**Dataset content**

· · · ·

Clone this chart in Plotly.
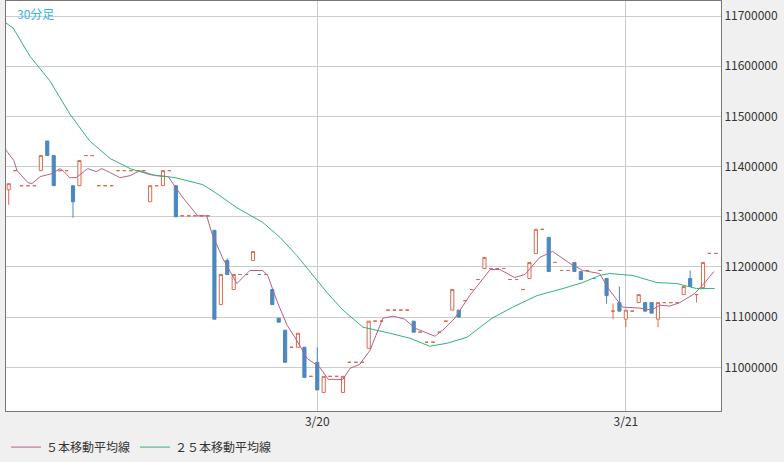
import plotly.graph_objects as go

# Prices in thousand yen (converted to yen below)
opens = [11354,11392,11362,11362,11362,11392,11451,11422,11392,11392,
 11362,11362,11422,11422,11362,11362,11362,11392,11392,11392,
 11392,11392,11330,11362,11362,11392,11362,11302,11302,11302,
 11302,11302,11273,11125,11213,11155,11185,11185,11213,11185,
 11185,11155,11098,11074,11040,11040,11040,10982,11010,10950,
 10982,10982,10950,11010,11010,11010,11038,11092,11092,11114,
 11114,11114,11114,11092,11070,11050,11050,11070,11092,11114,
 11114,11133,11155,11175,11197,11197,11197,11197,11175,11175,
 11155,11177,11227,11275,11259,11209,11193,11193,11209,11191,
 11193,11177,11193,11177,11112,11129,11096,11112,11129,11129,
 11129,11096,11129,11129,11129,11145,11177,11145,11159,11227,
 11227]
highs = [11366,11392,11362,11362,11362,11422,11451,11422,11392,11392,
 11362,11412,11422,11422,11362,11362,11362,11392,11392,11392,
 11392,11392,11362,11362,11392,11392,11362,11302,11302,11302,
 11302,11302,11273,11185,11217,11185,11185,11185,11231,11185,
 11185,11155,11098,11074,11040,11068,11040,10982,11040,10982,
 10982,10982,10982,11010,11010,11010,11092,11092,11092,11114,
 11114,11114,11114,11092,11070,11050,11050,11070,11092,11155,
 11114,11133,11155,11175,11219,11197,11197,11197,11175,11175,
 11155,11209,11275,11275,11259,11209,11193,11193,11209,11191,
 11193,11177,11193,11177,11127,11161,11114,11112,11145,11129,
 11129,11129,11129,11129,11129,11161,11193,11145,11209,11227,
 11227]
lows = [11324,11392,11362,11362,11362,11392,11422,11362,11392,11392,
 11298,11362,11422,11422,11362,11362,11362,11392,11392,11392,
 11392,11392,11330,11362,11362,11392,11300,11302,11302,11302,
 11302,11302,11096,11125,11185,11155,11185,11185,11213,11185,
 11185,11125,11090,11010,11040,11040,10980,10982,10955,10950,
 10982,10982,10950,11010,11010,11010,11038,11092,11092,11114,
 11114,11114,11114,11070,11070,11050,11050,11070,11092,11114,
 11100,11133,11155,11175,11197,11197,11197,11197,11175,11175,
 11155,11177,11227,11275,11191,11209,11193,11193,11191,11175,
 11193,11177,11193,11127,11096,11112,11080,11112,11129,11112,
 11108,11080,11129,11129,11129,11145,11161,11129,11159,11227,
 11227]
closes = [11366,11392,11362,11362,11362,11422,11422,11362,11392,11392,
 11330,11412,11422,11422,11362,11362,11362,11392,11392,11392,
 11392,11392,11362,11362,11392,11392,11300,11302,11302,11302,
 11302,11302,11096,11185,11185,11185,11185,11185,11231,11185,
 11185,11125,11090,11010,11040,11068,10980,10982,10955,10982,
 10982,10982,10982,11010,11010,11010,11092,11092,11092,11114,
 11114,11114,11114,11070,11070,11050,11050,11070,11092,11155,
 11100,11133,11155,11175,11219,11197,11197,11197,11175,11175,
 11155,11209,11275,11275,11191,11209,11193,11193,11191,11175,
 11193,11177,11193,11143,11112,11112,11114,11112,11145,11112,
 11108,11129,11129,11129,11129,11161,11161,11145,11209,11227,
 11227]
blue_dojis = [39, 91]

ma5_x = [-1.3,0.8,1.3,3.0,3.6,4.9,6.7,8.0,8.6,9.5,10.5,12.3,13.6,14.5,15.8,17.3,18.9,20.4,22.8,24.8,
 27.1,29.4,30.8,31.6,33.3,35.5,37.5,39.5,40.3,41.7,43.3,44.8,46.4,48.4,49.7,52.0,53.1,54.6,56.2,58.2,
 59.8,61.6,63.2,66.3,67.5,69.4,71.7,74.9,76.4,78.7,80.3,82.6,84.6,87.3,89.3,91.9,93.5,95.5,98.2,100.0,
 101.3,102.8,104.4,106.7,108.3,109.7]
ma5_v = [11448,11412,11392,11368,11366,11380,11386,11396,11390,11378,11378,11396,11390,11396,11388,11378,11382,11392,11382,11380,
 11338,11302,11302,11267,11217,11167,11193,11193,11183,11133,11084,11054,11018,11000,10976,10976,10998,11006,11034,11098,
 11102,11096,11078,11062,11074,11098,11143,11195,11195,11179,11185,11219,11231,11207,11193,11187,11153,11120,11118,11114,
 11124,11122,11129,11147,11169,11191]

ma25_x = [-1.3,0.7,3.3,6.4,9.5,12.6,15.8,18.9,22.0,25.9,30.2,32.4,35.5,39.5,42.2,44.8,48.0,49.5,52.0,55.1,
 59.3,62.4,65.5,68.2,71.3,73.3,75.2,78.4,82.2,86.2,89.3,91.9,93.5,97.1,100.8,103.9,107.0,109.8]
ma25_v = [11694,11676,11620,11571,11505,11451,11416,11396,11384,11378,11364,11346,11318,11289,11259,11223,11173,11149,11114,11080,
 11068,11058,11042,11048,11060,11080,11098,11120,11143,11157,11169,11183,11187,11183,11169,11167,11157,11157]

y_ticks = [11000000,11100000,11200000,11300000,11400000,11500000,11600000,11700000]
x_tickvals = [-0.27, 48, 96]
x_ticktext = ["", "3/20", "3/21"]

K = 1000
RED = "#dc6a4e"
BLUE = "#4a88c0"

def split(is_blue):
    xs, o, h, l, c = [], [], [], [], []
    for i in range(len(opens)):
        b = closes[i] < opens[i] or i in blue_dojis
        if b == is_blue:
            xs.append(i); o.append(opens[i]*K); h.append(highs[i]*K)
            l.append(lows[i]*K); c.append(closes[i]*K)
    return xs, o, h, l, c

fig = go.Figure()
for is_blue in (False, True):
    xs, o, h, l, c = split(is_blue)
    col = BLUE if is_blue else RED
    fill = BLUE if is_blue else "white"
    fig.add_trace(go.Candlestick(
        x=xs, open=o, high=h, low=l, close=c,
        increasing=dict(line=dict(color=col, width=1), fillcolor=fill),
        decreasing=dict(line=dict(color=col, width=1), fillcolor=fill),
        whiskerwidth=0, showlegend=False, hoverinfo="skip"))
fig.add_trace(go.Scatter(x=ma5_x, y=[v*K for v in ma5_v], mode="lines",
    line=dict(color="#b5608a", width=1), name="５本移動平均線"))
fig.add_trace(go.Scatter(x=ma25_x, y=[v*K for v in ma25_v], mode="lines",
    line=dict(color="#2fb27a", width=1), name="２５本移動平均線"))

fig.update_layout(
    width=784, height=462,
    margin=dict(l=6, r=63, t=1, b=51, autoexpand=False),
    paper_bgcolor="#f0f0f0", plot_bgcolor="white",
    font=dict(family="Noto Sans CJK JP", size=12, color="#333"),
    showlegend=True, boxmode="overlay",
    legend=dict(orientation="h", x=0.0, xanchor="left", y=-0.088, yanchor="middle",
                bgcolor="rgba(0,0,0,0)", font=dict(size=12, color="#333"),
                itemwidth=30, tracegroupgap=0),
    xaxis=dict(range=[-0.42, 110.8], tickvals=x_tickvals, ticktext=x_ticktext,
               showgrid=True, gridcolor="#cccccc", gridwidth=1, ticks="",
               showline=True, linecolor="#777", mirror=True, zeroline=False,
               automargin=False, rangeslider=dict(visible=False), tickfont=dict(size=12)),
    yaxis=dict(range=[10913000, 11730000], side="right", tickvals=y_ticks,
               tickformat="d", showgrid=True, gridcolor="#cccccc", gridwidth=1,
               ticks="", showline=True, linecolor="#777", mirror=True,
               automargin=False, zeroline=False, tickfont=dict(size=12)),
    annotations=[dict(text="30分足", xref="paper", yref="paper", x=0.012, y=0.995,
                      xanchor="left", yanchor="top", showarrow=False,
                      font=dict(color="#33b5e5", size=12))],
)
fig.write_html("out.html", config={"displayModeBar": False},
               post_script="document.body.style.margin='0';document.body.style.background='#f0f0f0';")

· · · ·

Set down again, exactly, the lines of the material above from its first line to the one with "import plotly.graph_objects as go", inclusive. Leave the pictures out.

**Output of the task**
Clone this chart in Plotly.
import plotly.graph_objects as go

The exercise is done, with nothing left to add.